As is a common occurrence, “Arnie” – a problem drinker—denied that he had a problem with alcohol. Almost everybody who knew Arnie – especially his partner, “Cheryl” – believed he was an alcoholic. (Note: I do not believe it is helpful to put word labels on people.) On one occasion, Cheryl called the police when Arnie was ragefully out of control and was threatening to harm her. On many other occasions, Arnie came home much later than he said he would; he explained that he lost track of the time when having a good time with his drinking buddies. This explanation or rationalization enraged Cheryl. She sometimes got emotionally out of control herself – saying things she later regretted saying.

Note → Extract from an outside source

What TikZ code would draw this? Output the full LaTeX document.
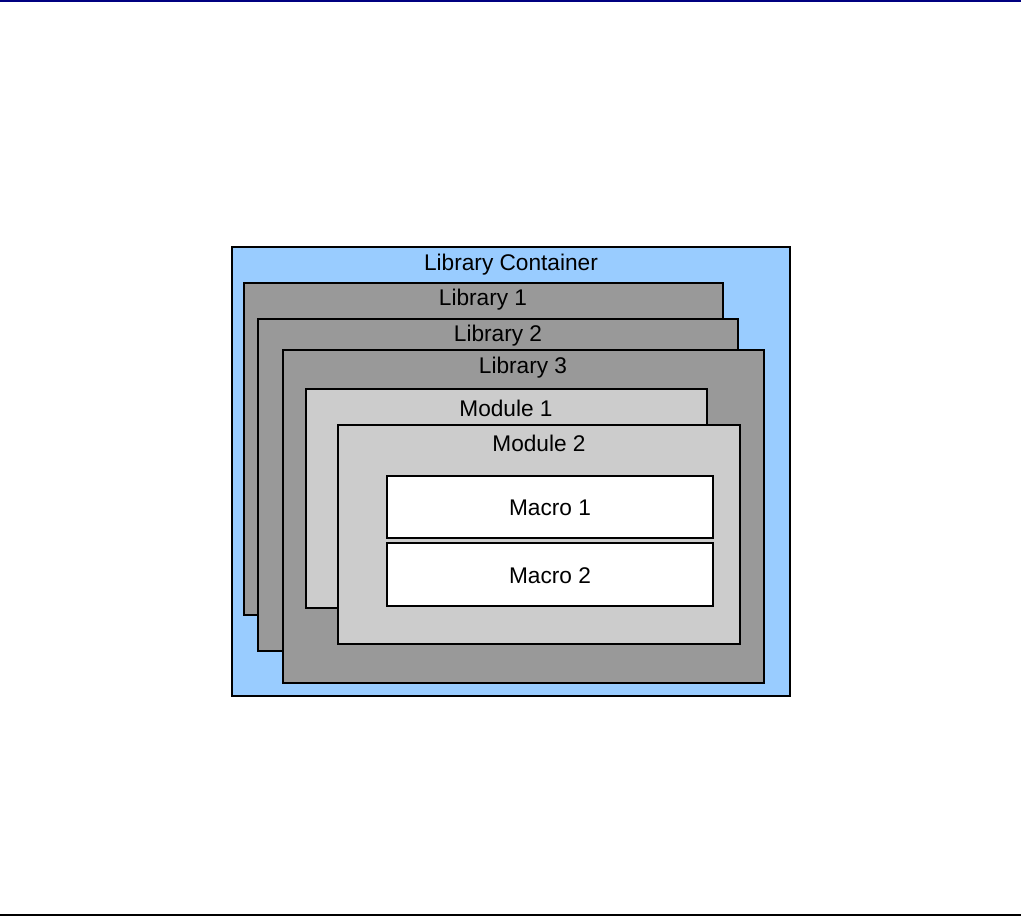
\documentclass[tikz,border=0pt]{standalone}
\usepackage{fontspec}
\setmainfont{Liberation Sans}
\usepackage{xcolor}
\usepackage{tikz}
\usetikzlibrary{positioning}
\definecolor{ContainerBlue}{RGB}{153,204,255}
\definecolor{LibGray}{RGB}{153,153,153}
\definecolor{ModGray}{RGB}{204,204,204}
\definecolor{RuleNavy}{RGB}{0,0,128}

\begin{document}
\begin{tikzpicture}[x=0.75pt, y=-0.75pt,
		box/.style={draw=black, line width=0.8pt},
		lbl/.style={inner sep=0pt, font=\fontsize{17}{20}\selectfont}]
		\useasboundingbox (0,0) rectangle (1021,916);
		
		% page rules
		\fill[RuleNavy] (0,0) rectangle (1021,2.5);
		\fill[black] (0,914) rectangle (1021,915.5);
		
		% container and libraries
		\draw[box, fill=ContainerBlue] (232,247) rectangle (790,696);
		\draw[box, fill=LibGray] (244,283) rectangle (723,615);
		\draw[box, fill=LibGray] (258,319) rectangle (738,651);
		\draw[box, fill=LibGray] (283,350) rectangle (764,683);
		
		% modules
		\draw[box, fill=ModGray] (306,389) rectangle (707,608);
		\draw[box, fill=ModGray] (338,425) rectangle (740,644);
		
		% macros
		\draw[box, fill=white] (387,476) rectangle (713,538);
		\draw[box, fill=white] (387,543) rectangle (713,606);
		
		\node[lbl] (container) at (511,265) {Library Container};
		\node[lbl] (lib1) at (483,300) {Library 1};
		\node[lbl] (lib2) at (498,336) {Library 2};
		\node[lbl] (lib3) at (523,368) {Library 3};
		\node[lbl] (mod1) at (506,408) {Module 1};
		\node[lbl] (mod2) at (539,443) {Module 2};
		\node[lbl] (mac1) at (550,508) {Macro 1};
		\node[lbl] (mac2) at (550,576) {Macro 2};
	\end{tikzpicture}
\end{document}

Cheryl became chronically frustrated and upset with him and insisted that he change his drinking habits. In response, Arnie told her that he didn’t think he, or they, needed professional help, and that they should be able to work things out on their own. Well, as you probably can imagine – Arnie’s plan didn’t work out well. Things just got worse between them. Cheryl then gave him an ultimatum: either he go for counseling, or she would leave him! He then, reluctantly agreed to see me. He didn’t think I – or any therapist – could help him (or them).
We worked together both individually and jointly for several months. (We usually alternated individual sessions with joint [couple] sessions.) (Note: There is no one right or standard way to work with individuals or couples. Effective therapy always needs to be tailor-made. One size doesn’t fit all.)
Since I see problem drinking and other drug misuse to be symptoms of underlying and deeper psychological problems, we discovered together (after many ups and downs), what seemed to be at the root of Arnie’s drinking problem. Gradually over time, and with much effort made by both Arnie and Cheryl, Arnie’s drinking got under control. He was able to find other satisfactions in life that substituted for the enjoyment, relief, and escape that he had gotten from drinking.
The couple was then able to get on with their lives without the burden of substance abuse or substance dependency hanging over their heads. They ended therapy feeling much happier and satisfied as individuals, and closer as a couple.